Nella sua evidente simbologia sessuale, la sequenza è una fantasia di stupro maschile e la denuncia del masochismo femminile. La moltiplicazione delle coppie e la ripetizione ossessiva oggettivano la dinamica dell’identificazione e obbligano lo spettatore alla riflessione, mettendo a nudo gli stereotipi del rapporto tra maschile e femminile. Ne rivelano l’insensatezza e la violenza, e al etmpo stesso ne denunciano l’ineluttabilità, nella coazione a ripetere degli uni e delle altre. E’ un gioco o una condanna?
Il performer utilizza l’esaurimento reale e il suo effetto sul corpo come input per la recitazione.
(p. 98)
Man mano che l’esercizio si ripete, due, cinque, dieci volte, i cavalieri sono sempre più stanchi, la precisione del gesto si appanna, mentre le principesse sembrano prendere forza, energia, splendore.

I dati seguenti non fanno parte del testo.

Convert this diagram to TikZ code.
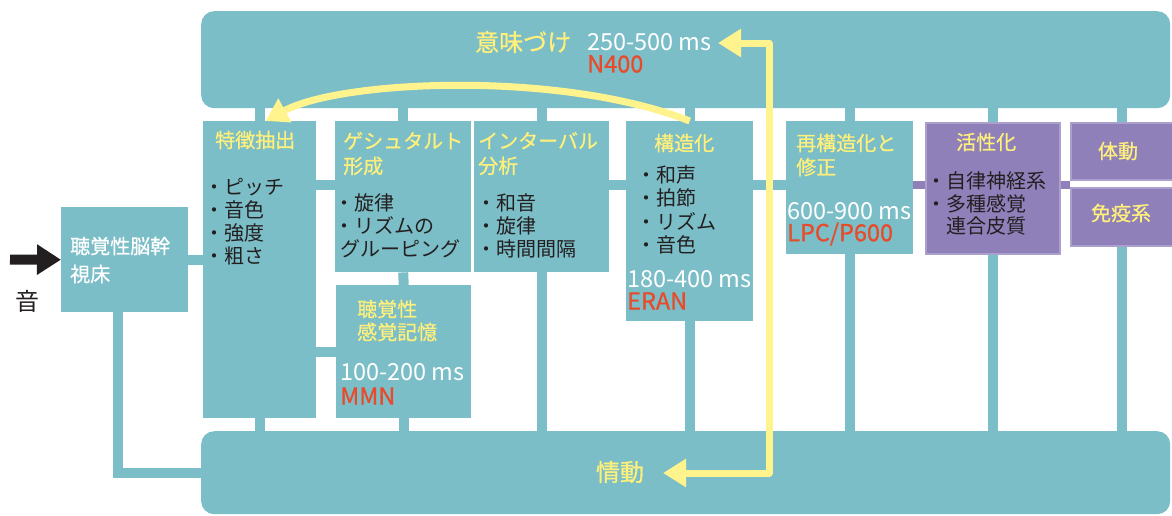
\documentclass[tikz,border=0pt]{standalone}
\usepackage{fontspec}
\setmainfont{Noto Sans CJK JP}
\newfontfamily\jpmed{Noto Sans CJK JP}[FakeBold=0.7]
\usetikzlibrary{arrows.meta,backgrounds}
\definecolor{tealc}{HTML}{7BBEC7}
\definecolor{purp}{HTML}{8F80BA}
\definecolor{ylw}{HTML}{FFF07C}
\definecolor{yarr}{HTML}{FFF38E}
\definecolor{redc}{HTML}{E84A2A}
\definecolor{ink}{HTML}{231F20}
\begin{document}
\begin{tikzpicture}[x=1pt,y=-1pt,
 box/.style={fill=tealc, draw=none, inner sep=0pt, anchor=north west},
 pbox/.style={fill=purp, draw=purp!75, line width=1.5pt, inner sep=0pt, anchor=north west},
 bar/.style={fill=tealc, draw=none, rounded corners=13pt, inner sep=0pt, anchor=north west},
 lbl/.style={inner sep=0pt, anchor=west, align=left, font=\fontsize{20}{23}\selectfont},
 ttl/.style={lbl, text=ylw, font=\jpmed\fontsize{20}{23}\selectfont},
 itm/.style={lbl, text=ink},
 wht/.style={lbl, text=white, font=\jpmed\fontsize{20}{28}\selectfont},
 ms/.style={inner sep=0pt, anchor=west, text=white, font=\fontsize{23.5}{24}\selectfont},
 erp/.style={inner sep=0pt, anchor=west, text=redc, font=\jpmed\fontsize{23.5}{24}\selectfont},
 conn/.style={draw=tealc, line width=10pt},
 pconn/.style={draw=purp, line width=8pt},
 yarrow/.style={draw=yarr, line width=7pt, line join=round},
]
\useasboundingbox (0,0) rectangle (1172,515);

% bars
\node[bar, minimum width=969pt, minimum height=97pt] (topbar) at (201,11) {};
\node[bar, minimum width=969pt, minimum height=83pt] (botbar) at (201,431) {};

% boxes
\node[box, minimum width=127pt, minimum height=105pt] (brain) at (61,207) {};
\node[box, minimum width=113pt, minimum height=297pt] (feat) at (203,121) {};
\node[box, minimum width=136pt, minimum height=151pt] (ges) at (335,121) {};
\node[box, minimum width=135pt, minimum height=151pt] (int) at (474,121) {};
\node[box, minimum width=135pt, minimum height=133pt] (mem) at (336,285) {};
\node[box, minimum width=127pt, minimum height=200pt] (struct) at (626,121) {};
\node[box, minimum width=127pt, minimum height=133pt] (restruct) at (786,121) {};
\node[pbox, minimum width=134pt, minimum height=131pt] (act) at (925,122) {};
\node[pbox, minimum width=102pt, minimum height=57pt] (body) at (1070,122) {};
\node[pbox, minimum width=102pt, minimum height=58pt] (imm) at (1070,187) {};

\coordinate (h1) at (0,185);
\coordinate (src) at (10,259.5);

% texts
\node[inner sep=0pt, text=ink, font=\fontsize{24}{24}\selectfont] (snd) at (27.5,301) {音};
\node[wht] (brain-t) at (70,260) {聴覚性脳幹\\視床};

\node[ttl] (feat-t) at (215,140) {特徴抽出};
\node[itm] (feat-i) at (204,221.5) {・ピッチ\\・音色\\・強度\\・粗さ};

\node[ttl, font=\jpmed\fontsize{20}{25}\selectfont] (ges-t) at (343,153.5) {ゲシュタルト\\形成};
\node[itm] (ges-i) at (334,226) {・旋律\\・リズムの\\\hspace*{6pt}グルーピング};

\node[ttl, font=\jpmed\fontsize{20}{25}\selectfont] (int-t) at (478,153.5) {インターバル\\分析};
\node[itm] (int-i) at (476,226) {・和音\\・旋律\\・時間間隔};

\node[ttl] (mem-t) at (357,320.5) {聴覚性\\感覚記憶};
\node[ms] (mem-ms) at (340,372) {100-200 ms};
\node[erp] (mem-e) at (340,396) {MMN};

\node[ttl] (struct-t) at (654,143) {構造化};
\node[itm, font=\fontsize{20}{23.3}\selectfont] (struct-i) at (636,209.75) {・和声\\・拍節\\・リズム\\・音色};
\node[ms] (struct-ms) at (627,279) {180-400 ms};
\node[erp] (struct-e) at (627,301) {ERAN};

\node[ttl, font=\jpmed\fontsize{20}{24}\selectfont] (restruct-t) at (796,155) {再構造化と\\修正};
\node[ms] (restruct-ms) at (787,211) {600-900 ms};
\node[erp] (restruct-e) at (787,234) {LPC/P600};

\node[ttl] (act-t) at (956,142) {活性化};
\node[itm, font=\fontsize{20}{22.5}\selectfont] (act-i) at (926,203.7) {・自律神経系\\・多種感覚\\\hspace*{20pt}連合皮質};
\node[ttl, anchor=center] (body-t) at (1118,151) {体動};
\node[ttl, anchor=center] (imm-t) at (1121,213) {免疫系};

\node[ttl, font=\jpmed\fontsize{24}{24}\selectfont] (top-t) at (475,42) {意味づけ};
\node[ms] (top-ms) at (587,42) {250-500 ms};
\node[erp] (top-e) at (587,64) {N400};
\node[ttl, font=\jpmed\fontsize{24}{24}\selectfont, anchor=center] (emo-t) at (620,472) {情動};

% connectors
\begin{scope}[on background layer]
\foreach \b in {feat,ges,int,struct,restruct,act,body}
  \draw[conn] (\b.north) -- (\b.north |- topbar.south);
\foreach \b in {feat,mem,int,struct,restruct,act,imm}
  \draw[conn] (\b.south) -- (\b.south |- botbar.north);
\draw[conn] (ges.south) -- (mem.north);
\draw[conn] (brain.east) -- (brain.east -| feat.west);
\draw[conn] ([xshift=-7pt]brain.south) |- (botbar.west);
\draw[conn] (feat.east |- h1) -- (ges.west |- h1);
\draw[conn] (feat.east |- mem.west) -- (mem.west);
\draw[conn] (int.east |- h1) -- (struct.west |- h1);
\draw[conn] (struct.east |- h1) -- (restruct.west |- h1);
\draw[pconn] (restruct.east |- h1) -- (act.west |- h1);
\draw[pconn] (act.east |- h1) -- (body.west |- h1);
\end{scope}

% sound arrow
\draw[draw=ink, line width=10pt, -{Triangle[length=24pt,width=29pt]}] (src) -- (brain.west);

% yellow arrows
\coordinate (mtip) at (718,43);
\coordinate (etip) at (663,473);
\coordinate (yc1) at (769,43);
\coordinate (yc2) at (769,473);
\draw[yarrow, {Triangle[length=23pt,width=27pt]}-{Triangle[length=23pt,width=27pt]}] (etip) -- (yc2) -- (yc1) -- (mtip);
\draw[yarrow, -{Triangle[length=22pt,width=26pt]}] (struct.north) .. controls (560,70) and (340,80) .. ([xshift=6pt]feat.north);
\end{tikzpicture}
\end{document}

Amore e morte, l’archetipo, o il cliché romantico. La frammentazione feticistica del corpo. “La depravazione dell’amore”, commenta Fabre. Ma forse quel rito è anche una metafora del rapporto crudele e vampiresco che lega il regista/cavaliere al performer/fanciulla con la catena di una bellezza guerriera che può ferire nel profondo. Ricordando sempre che il performer si costruisce nella resistenza che oppone al regista.